Kafka has a lot of potential knobs to turn and dials to tweak. A Kafka::Config uses the same configuration options as librdkafka (and most or all from the Java client). The defaults are generally good and a fine place to start.

All Configuration Options

Bindings

Kafka::FFI provides bindings to functions in librdkafka. All of the names are the same and mostly have named parameters to help with calling them. Be aware that you will need to handle some memory management to call most functions exported in the bindings. See rdkafka.h for any questions about usage and semantics.

All classes in Kafka::FFI provide an object oriented mapping to the functions exported on Kafka::FFI.rd_kafka_*. Most will require understanding memory management but most should be easier to use and safe than calling into librdkafka directly.

Why another Kafka gem?

There are already at least two good gems for Kafka: ruby-kafka and rdkafka. In fact we've used both of these gems on Dead Man's Snitch for quite a while and they've been great. We really appreciate all of the work that has gone into them ❤️.

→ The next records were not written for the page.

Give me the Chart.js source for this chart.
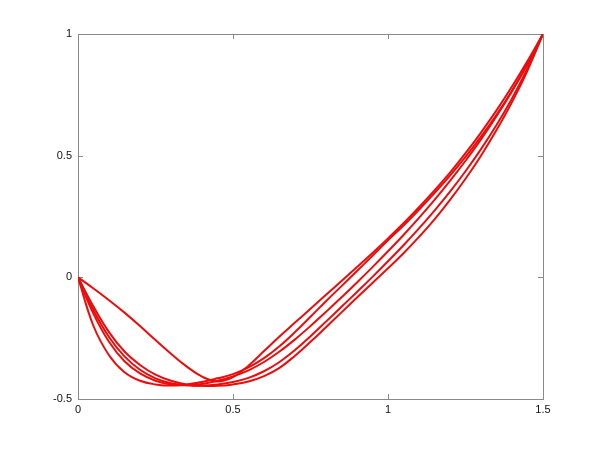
<!DOCTYPE html>
<html>
<head>
<meta charset="utf-8">
<script src="https://cdn.jsdelivr.net/npm/chart.js@4"></script>
<style>
  html, body { margin: 0; padding: 0; background: #fff; }
  #wrap { width: 600px; height: 449px; }
</style>
</head>
<body>
<div id="wrap"><canvas id="plot" width="600" height="449"></canvas></div>
<script>
// DATA (x step 0.05)
const xs = [0, 0.05, 0.1, 0.15, 0.2, 0.25, 0.3, 0.35, 0.4, 0.45, 0.5, 0.55, 0.6, 0.65, 0.7, 0.75, 0.8, 0.85, 0.9, 0.95,
  1.0, 1.05, 1.1, 1.15, 1.2, 1.25, 1.3, 1.35, 1.4, 1.45, 1.5];

const curveA = [0, -0.046, -0.094, -0.145, -0.2, -0.258, -0.314, -0.366, -0.408, -0.428, -0.41,
  -0.363, -0.303, -0.243, -0.186, -0.129, -0.072, -0.015, 0.042, 0.1, 0.16, 0.222, 0.288, 0.357, 0.43, 0.51, 0.595, 0.686, 0.784, 0.889, 1.0];
const curveB = [0, -0.2, -0.32, -0.39, -0.425, -0.44, -0.445, -0.44, -0.43, -0.415, -0.398,
  -0.37, -0.332, -0.283, -0.225, -0.162, -0.098, -0.036, 0.026, 0.089, 0.152, 0.213, 0.278, 0.346, 0.418, 0.495, 0.578, 0.668, 0.767, 0.877, 1.0];
const curveC = [0, -0.15, -0.265, -0.345, -0.395, -0.425, -0.44, -0.443, -0.438, -0.425, -0.407,
  -0.382, -0.348, -0.305, -0.255, -0.2, -0.142, -0.082, -0.021, 0.042, 0.107, 0.174, 0.244, 0.318, 0.396, 0.479, 0.567, 0.662, 0.765, 0.877, 1.0];
const curveD = [0, -0.135, -0.245, -0.325, -0.38, -0.415, -0.435, -0.443, -0.445, -0.44, -0.43,
  -0.413, -0.386, -0.348, -0.299, -0.242, -0.182, -0.121, -0.06, 0.002, 0.066, 0.132, 0.201, 0.274, 0.352, 0.436, 0.527, 0.626, 0.735, 0.86, 1.0];
const curveE = [0, -0.12, -0.225, -0.305, -0.36, -0.4, -0.425, -0.44, -0.446, -0.446, -0.44,
  -0.428, -0.406, -0.372, -0.322, -0.265, -0.205, -0.144, -0.083, -0.023, 0.037, 0.099, 0.166, 0.238, 0.318, 0.405, 0.5, 0.605, 0.72, 0.85, 1.0];

const xTicks = [0, 0.5, 1, 1.5];
const yTicks = [-0.5, 0, 0.5, 1];

const curves = [curveA, curveB, curveC, curveD, curveE];

// box + inward ticks like matlab
const boxPlugin = {
  id: "box",
  beforeDatasetsDraw(chart) {
    const { ctx, chartArea: a, scales } = chart;
    ctx.save();
    ctx.strokeStyle = "#8a8a8a";
    ctx.lineWidth = 1;
    ctx.strokeRect(a.left + 0.5, a.top + 0.5, a.right - a.left, a.bottom - a.top);
    ctx.beginPath();
    xTicks.forEach((v) => {
      const px = Math.round(scales.x.getPixelForValue(v)) + 0.5;
      ctx.moveTo(px, a.bottom);
      ctx.lineTo(px, a.bottom - 5);
      ctx.moveTo(px, a.top);
      ctx.lineTo(px, a.top + 5);
    });
    yTicks.forEach((v) => {
      const py = Math.round(scales.y.getPixelForValue(v)) + 0.5;
      ctx.moveTo(a.left, py);
      ctx.lineTo(a.left + 5, py);
      ctx.moveTo(a.right, py);
      ctx.lineTo(a.right - 5, py);
    });
    ctx.stroke();
    ctx.restore();
  },
};

const tickFont = { family: "'Liberation Sans', Arial, sans-serif", size: 11 };

new Chart(document.getElementById("plot"), {
  type: "line",
  data: {
    datasets: curves.map((ys) => ({
      data: xs.map((x, i) => ({ x: x, y: ys[i] })),
      borderColor: "#ec0c0c",
      borderWidth: 2,
      pointRadius: 0,
      fill: false,
      tension: 0.4,
    })),
  },
  options: {
    responsive: false,
    animation: false,
    layout: { padding: { left: 0, top: 34, right: 57, bottom: 0 } },
    plugins: { legend: { display: false }, tooltip: { enabled: false } },
    scales: {
      x: {
        type: "linear",
        min: 0,
        max: 1.5,
        grid: { display: false, drawTicks: false },
        border: { display: false },
        afterBuildTicks: (s) => { s.ticks = xTicks.map((v) => ({ value: v })); },
        afterFit: (s) => { s.height = 50; },
        ticks: { color: "#111", font: tickFont, padding: 4, maxRotation: 0, callback: (v) => String(v) },
      },
      y: {
        min: -0.5,
        max: 1,
        grid: { display: false, drawTicks: false },
        border: { display: false },
        afterBuildTicks: (s) => { s.ticks = yTicks.map((v) => ({ value: v })); },
        afterFit: (s) => { s.width = 78; },
        ticks: { color: "#111", font: tickFont, padding: 6, callback: (v) => String(v) },
      },
    },
  },
  plugins: [boxPlugin],
});
</script>
</body>
</html>
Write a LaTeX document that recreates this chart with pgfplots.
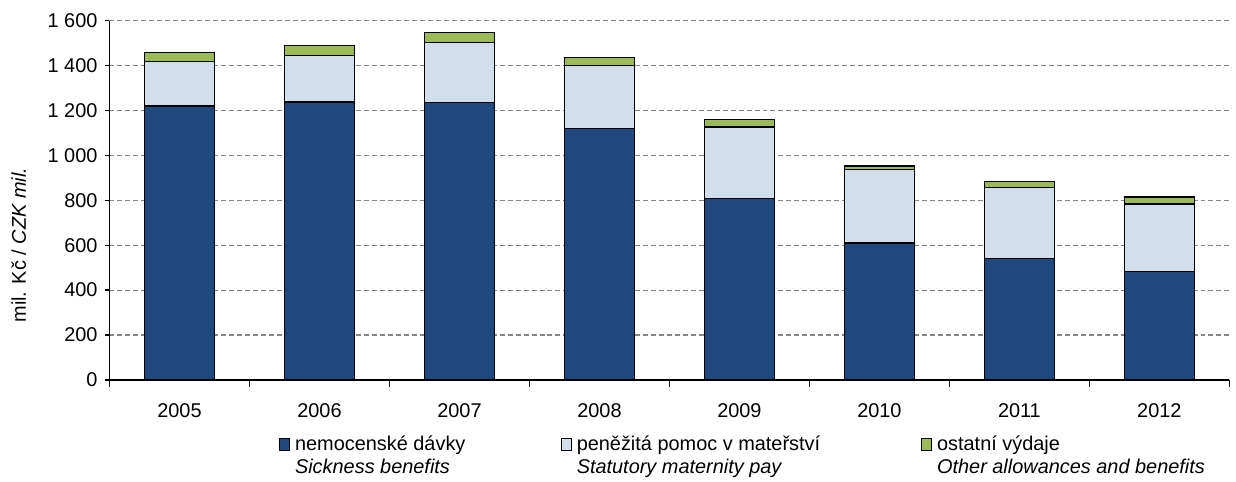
\documentclass[border=0pt]{standalone}
\usepackage{pgfplots}
\pgfplotsset{compat=1.18}
\usepackage{fontspec}
\setmainfont{Liberation Sans}
\definecolor{cBlue}{RGB}{31,73,125}
\definecolor{cLight}{RGB}{209,222,236}
\definecolor{cGreen}{RGB}{155,187,89}
\definecolor{cGrid}{RGB}{134,134,134}
\pgfplotsset{mylegend/.style={legend image code/.code={\draw[##1,line width=0.5pt] (0pt,0pt) rectangle (5pt,6.3pt);}}}
\begin{document}
\begin{tikzpicture}
\begin{axis}[
  scale only axis, width=562.5pt, height=180.5pt,
  ybar stacked, bar width=0.5,
  xmin=-0.5, xmax=7.5, ymin=0, ymax=1600,
  xtick={0,1,2,3,4,5,6,7},
  xticklabels={2005,2006,2007,2008,2009,2010,2011,2012},
  xtick style={draw=none},
  extra x ticks={-0.5,0.5,1.5,2.5,3.5,4.5,5.5,6.5,7.5},
  extra x tick labels={},
  extra x tick style={xtick style={draw=black,line width=0.7pt}, major tick length=3.5pt},
  ytick={0,200,...,1600},
  ytick style={draw=black,line width=0.7pt},
  major tick length=2.5pt,
  tick align=outside,
  axis x line*=bottom, axis y line*=left,
  axis line style={black,line width=0.7pt},
  ymajorgrids,
  grid style={cGrid,line width=0.6pt,dash pattern=on 2.5pt off 1.5pt},
  tick label style={font=\fontsize{10}{12}\selectfont},
  /pgf/number format/assume math mode=true,
  /pgf/number format/1000 sep={\ },
  xticklabel style={yshift=-6pt},
  ylabel={mil. Kč / \textit{CZK mil.}},
  every axis y label/.style={at={(axis description cs:-0.081,0.375)}, rotate=90, anchor=center, font=\fontsize{10}{12}\selectfont},
  legend style={at={(axis description cs:0,0)}, anchor=north west, xshift=85pt, yshift=-28pt, draw=none, fill=none, inner sep=0pt, legend columns=3, nodes={inner sep=0pt, anchor=base west}, /tikz/every odd column/.style={column sep=2.5pt}, font=\fontsize{10}{11.5}\selectfont},
]
\addplot+[mylegend, fill=cBlue, draw=black, line width=0.7pt] coordinates {(0,1219) (1,1238) (2,1236) (3,1120) (4,808) (5,610) (6,542) (7,483)};
\addlegendentry{\parbox[t]{133.5pt}{nemocenské dávky\\\textit{Sickness benefits}}}
\addplot+[mylegend, fill=cLight, draw=black, line width=0.7pt] coordinates {(0,199) (1,207) (2,266) (3,280) (4,318) (5,328) (6,316) (7,300)};
\addlegendentry{\parbox[t]{173pt}{peněžitá pomoc v mateřství\\\textit{Statutory maternity pay}}}
\addplot+[mylegend, fill=cGreen, draw=black, line width=0.7pt] coordinates {(0,41) (1,43) (2,45) (3,35) (4,34) (5,15) (6,27) (7,32)};
\addlegendentry{\parbox[t]{140pt}{ostatní výdaje\\\textit{Other allowances and benefits}}}
\coordinate (ax0) at (rel axis cs:0,0);
\end{axis}
\path (ax0) ++(-55pt,-51.15pt) rectangle ++(618pt,242pt);
\end{tikzpicture}
\end{document}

Unfortunately, keeping up with Kafka feature and protocol changes can be a full time job. Development on ruby-kafka has stalled for that reason and many consumer/producer libraries are migrating away from it.

As a heartbeat and cron job monitoring service, we depend on receiving and processing reports from jobs reliably and quickly. Failing to receive a report could mean waking someone up at 3AM or forcing them to take time away from family or friends to deal with a false alarm. What started as a deep dive into rdkafka to understand how best to use it reliably, we had ideas we wanted to implement that probably wouldn't have been a good fit for rdkafka so we decided to start from scratch.

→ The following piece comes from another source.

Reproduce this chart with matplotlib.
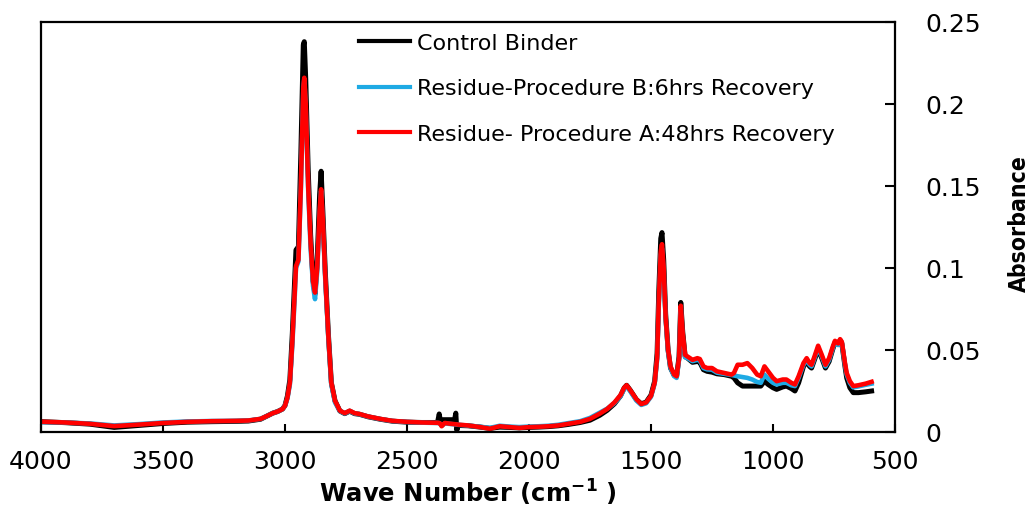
import matplotlib
matplotlib.use("Agg")
import matplotlib.pyplot as plt
from matplotlib.ticker import FuncFormatter, MultipleLocator

# FTIR spectra: wave number (cm-1) and absorbance of each sample
wave_number = [
    4000, 3900, 3800, 3700, 3600, 3500, 3400, 3300, 3200, 3150,
    3100, 3070, 3050, 3030, 3010, 3000, 2990, 2980, 2970, 2960,
    2955, 2945, 2935, 2925, 2921, 2915, 2905, 2895, 2885, 2877,
    2868, 2858, 2852, 2845, 2835, 2822, 2810, 2795, 2775, 2755,
    2735, 2715, 2695, 2660, 2610, 2560, 2500, 2440, 2400, 2375,
    2368, 2364, 2358, 2345, 2320, 2305, 2300, 2296, 2290, 2250,
    2200, 2160, 2120, 2080, 2040, 2000, 1960, 1920, 1880, 1840,
    1790, 1750, 1710, 1680, 1650, 1625, 1610, 1600, 1585, 1560,
    1540, 1520, 1500, 1485, 1475, 1468, 1460, 1455, 1448, 1440,
    1430, 1420, 1405, 1395, 1385, 1378, 1370, 1360, 1350, 1330,
    1310, 1300, 1285, 1270, 1250, 1230, 1200, 1170, 1160, 1145,
    1125, 1105, 1085, 1065, 1050, 1035, 1020, 1000, 985, 960,
    945, 925, 910, 895, 875, 862, 850, 842, 830, 815,
    800, 785, 770, 755, 746, 733, 725, 718, 705, 698,
    685, 671, 650, 620, 596,
]

control = [
    .0063, .0057, .0048, .0028, .0040, .0052, .0060, .0063, .0065, .0067,
    .0078, .0100, .0115, .0125, .0140, .0162, .0220, .0320, .0600, .0950,
    .111, .113, .170, .236, .238, .215, .160, .120, .092, .084,
    .105, .145, .159, .135, .098, .059, .030, .019, .0128, .0112,
    .0127, .0112, .0108, .0093, .0078, .0066, .0060, .0058, .0058, .0058,
    .0110, .0075, .0075, .0075, .0075, .0075, .0115, .0010, .0040, .0038,
    .0030, .0022, .0030, .0028, .0025, .0028, .0030, .0033, .0038, .0046,
    .0058, .0072, .0102, .0132, .0172, .0220, .0268, .0285, .0255, .0198,
    .0172, .0182, .0225, .0310, .0480, .0860, .1180, .1216, .1050, .0720,
    .0500, .0390, .0345, .0340, .0460, .0790, .0610, .0460, .0450, .0425,
    .0430, .0425, .0380, .0370, .0365, .0355, .0350, .0340, .0330, .0300,
    .0280, .0280, .0280, .0280, .0280, .0310, .0290, .0270, .0260, .0275,
    .0280, .0265, .0250, .0300, .0400, .0430, .0400, .0390, .0440, .0505,
    .0450, .0390, .0430, .0505, .0545, .0535, .0560, .0540, .0400, .0330,
    .0270, .0240, .0240, .0245, .0250,
]

proc_b_6h = [
    .0060, .0058, .0052, .0040, .0048, .0058, .0064, .0067, .0068, .0070,
    .0080, .0100, .0115, .0125, .0140, .0160, .0205, .0290, .0530, .0830,
    .100, .104, .148, .208, .215, .198, .148, .112, .089, .081,
    .098, .133, .147, .128, .093, .057, .029, .018, .0128, .0113,
    .0128, .0113, .0109, .0094, .0079, .0067, .0061, .0057, .0056, .0055,
    .0054, .0050, .0038, .0052, .0049, .0047, .0046, .0045, .0044, .0039,
    .0032, .0025, .0038, .0033, .0030, .0033, .0035, .0038, .0044, .0054,
    .0066, .0086, .0118, .0142, .0176, .0218, .0262, .0278, .0248, .0192,
    .0165, .0175, .0215, .0295, .0440, .0780, .1080, .1120, .0980, .0690,
    .0490, .0390, .0340, .0330, .0440, .0750, .0580, .0455, .0450, .0432,
    .0440, .0435, .0390, .0382, .0380, .0362, .0355, .0348, .0345, .0340,
    .0335, .0330, .0320, .0305, .0300, .0350, .0325, .0300, .0290, .0300,
    .0300, .0285, .0280, .0330, .0410, .0440, .0410, .0400, .0450, .0512,
    .0460, .0400, .0440, .0510, .0548, .0530, .0555, .0545, .0410, .0350,
    .0300, .0272, .0278, .0288, .0295,
]

proc_a_48h = [
    .0063, .0058, .0050, .0036, .0045, .0055, .0062, .0066, .0068, .0070,
    .0080, .0100, .0115, .0125, .0140, .0160, .0210, .0300, .0550, .0850,
    .101, .105, .150, .210, .216, .200, .150, .115, .092, .085,
    .100, .135, .148, .130, .095, .058, .030, .019, .0130, .0115,
    .0130, .0115, .0110, .0095, .0080, .0068, .0062, .0058, .0057, .0056,
    .0055, .0050, .0035, .0055, .0050, .0048, .0047, .0046, .0045, .0040,
    .0030, .0020, .0035, .0030, .0025, .0030, .0032, .0035, .0040, .0050,
    .0062, .0080, .0112, .0140, .0180, .0225, .0270, .0285, .0255, .0200,
    .0170, .0180, .0220, .0300, .0450, .0800, .1100, .1145, .1000, .0700,
    .0500, .0400, .0350, .0340, .0450, .0770, .0600, .0470, .0460, .0440,
    .0450, .0445, .0400, .0390, .0390, .0370, .0360, .0350, .0360, .0410,
    .0410, .0420, .0390, .0350, .0340, .0400, .0370, .0330, .0310, .0320,
    .0320, .0300, .0290, .0340, .0420, .0450, .0420, .0410, .0460, .0526,
    .0470, .0410, .0450, .0520, .0556, .0540, .0566, .0550, .0420, .0360,
    .0310, .0280, .0285, .0295, .0306,
]

labels = [
    "Control Binder",
    "Residue-Procedure B:6hrs Recovery",
    "Residue- Procedure A:48hrs Recovery",
]
x_ticks = [4000, 3500, 3000, 2500, 2000, 1500, 1000, 500]

fig = plt.figure(figsize=(10.32, 5.06), dpi=100)
ax = fig.add_axes([41 / 1032, 1 - 433 / 506, 854 / 1032, 410 / 506])

ax.plot(wave_number, control, color="black", lw=3.6, label=labels[0],
        solid_joinstyle="round")
ax.plot(wave_number, proc_b_6h, color="#1EAAE4", lw=3.3, label=labels[1],
        solid_joinstyle="round")
ax.plot(wave_number, proc_a_48h, color="#FF0000", lw=3.3, label=labels[2],
        solid_joinstyle="round")

ax.set_xlim(4000, 500)
ax.set_ylim(0, 0.25)
ax.set_xticks(x_ticks)
ax.yaxis.set_major_locator(MultipleLocator(0.05))
ax.yaxis.set_major_formatter(FuncFormatter(lambda v, _: f"{v:g}"))

for s in ax.spines.values():
    s.set_linewidth(1.6)

ax.yaxis.tick_right()
ax.tick_params(axis="x", direction="in", length=6, width=1.5,
               labelsize=18, pad=12)
ax.tick_params(axis="y", direction="in", length=7, width=1.5,
               labelsize=18, pad=22, right=True, left=False)

ax.set_xlabel(r"Wave Number (cm$^{\mathbf{-1}}$ )", fontsize=17.5,
              fontweight="bold", labelpad=3)
fig.text(1019 / 1032, 1 - 224 / 506, "Absorbance", rotation=90,
         ha="center", va="center", fontsize=16.5, fontweight="bold",
         fontstretch="condensed")

leg = ax.legend(loc="upper left", bbox_to_anchor=(0.362, 0.995),
                frameon=False, fontsize=16, handlelength=2.3,
                handletextpad=0.3, labelspacing=1.15, borderaxespad=0)
for h in leg.get_lines():
    h.set_linewidth(3)

fig.savefig("out.png", dpi=100)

Our goal is to provide a stable and easy to maintain Kafka consumer / producer for Ruby. With time as our biggest constraint it makes sense to leverage librdkafka as it has full time maintenance and support by the team behind Kafka. FFI makes it fast and easy to expose new librdkafka APIs as they are added. A stable test suite means being able to meaningfully spend the limited amount of time we have available to invest. Embracing memory management and building clean separations between layers should reduce the burden to implement new bindings as the rules and responsibilities of each layer are clear.

Thread / Fork Safety

The Producer is thread safe for publishing messages but should only be closed from a single thread. While the Consumer is thread safe for calls to #poll only one message can be in flight at a time, causing the threads to serialize. Instead, create a single consumer for each thread.

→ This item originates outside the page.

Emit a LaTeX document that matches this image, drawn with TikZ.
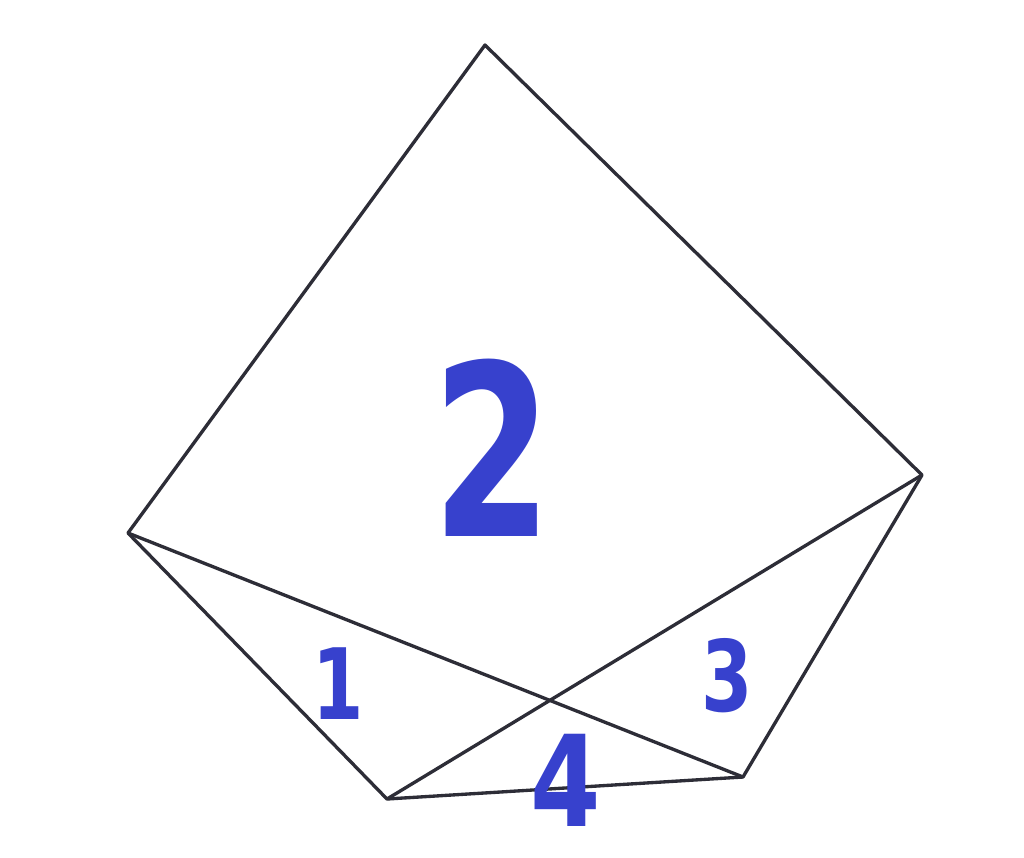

Kafka is not fork safe. Make sure to close any Producers or Consumer before forking and rebuild them after forking the new process.

Compatibility

Kafka requires Ruby 2.7+ and is tested against Ruby 2.7+ and Kafka 2.8+.

Development

To get started with development make sure to have docker, docker-compose, and kafkacat installed as they make getting up to speed easier. Some rake tasks depend on ctags.

Before running the test, start a Kafka broker instance

rake kafka:up

Then run the tests with

rake

When you're done shut down the Kafka instance by running:

rake kafka:down

Contributing

Bug reports and pull requests are welcome on GitHub at https://github.com/deadmanssnitch/kafka. This project is intended to be a safe, welcoming space for collaboration, and contributors are expected to adhere to the code of conduct.

License

The gem is available as open source under the terms of the MIT License.

Code of Conduct

Everyone interacting in the Kafka project's codebases and issue trackers are expected to follow the code of conduct.